• Home
  • Oman’s Diplomacy Navigates Multipolarity in the Gulf
Oman's Sultan Haitham bin Tarik and Indian Prime Minister Narendra Modi seen during the ceremonial reception at the forecourt of the Presidential Place (Rashtrapati Bhawan) in New Delhi. Oman's Sultan Haithm bin Tarik is on a three-day state visit to India. (Photo by Naveen Sharma / SOPA Images/Sipa USA)(Sipa via AP Images)

Oman’s Diplomacy Navigates Multipolarity in the Gulf

Amid Hamas’ October 7, 2023, attacks on southern Israel and the latter’s aggressive retaliation against Gaza, the government of Oman has repeatedly called for the withdrawal of Israel’s military forces from the enclave and strongly denounced the Israel Defense Forces’ “brutal aggression against Palestinian civilians. Oman’s official stance on the conflict highlights its proposed solutions for a long-term peace: an immediate ceasefire, followed by a transition to dialogue initiatives that center on the crucial goal of recognizing Palestinian statehood.

Talking to Anyone

On its face, Oman’s position on the war in Gaza bears striking similarity to those adopted by most of the Gulf states, including countries as varied as Saudi Arabia and Iran. The Omani and Iranian foreign ministers have expressed their country’s mutual support to the Palestinian people, as have the Omani and Saudi foreign ministers in a demonstration of GCC unity. However, while there is broad agreement among the Gulf states on the disproportionate nature of Israel’s military campaign and the need for an immediate ceasefire, they differ in their positions towards Hamas. The militant group has been largely condemned, even within the Arab world, for its repressive rule in Gaza, its use of funds to construct underground tunnels for itself but not protection for Palestinian civilians, and its commitment to carry out further atrocities against Israeli civilians. Since October 7, Oman has carefully positioned itself among the nations that have actively advocated to include the group in official dialogue efforts.

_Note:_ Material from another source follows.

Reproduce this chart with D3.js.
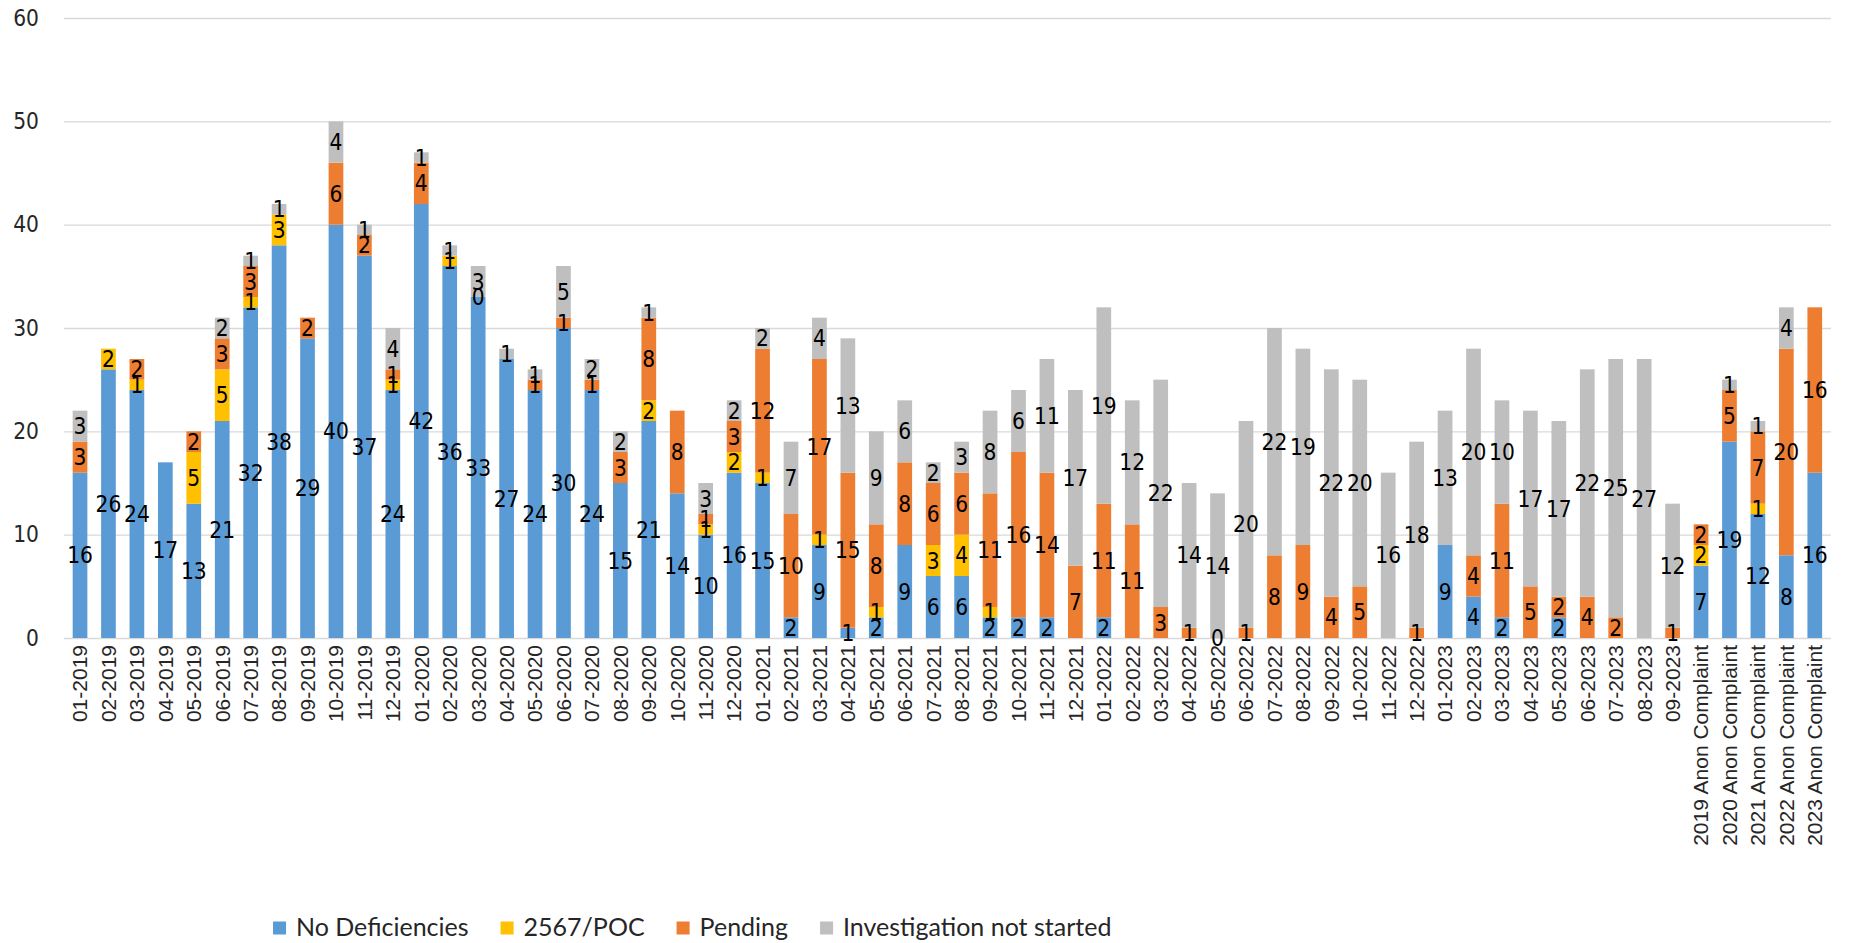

Oman’s Foreign Minister, Badr bin Hamad Albusaidi, illustrated this vision in a lecture delivered at the Oxford Centre for Islamic Studies on February 16. Titled “Talking to Anyone for the Good of Everyone,” Albusaidi called for an emergency international conference on Palestinian statehood. He argued that while Hamas’ actions on October 7 were unconscionable, the group “cannot be eradicated. If there is ever to be peace,” he continued, “the peacemakers will have to find a way to talk to [Hamas], and listen.”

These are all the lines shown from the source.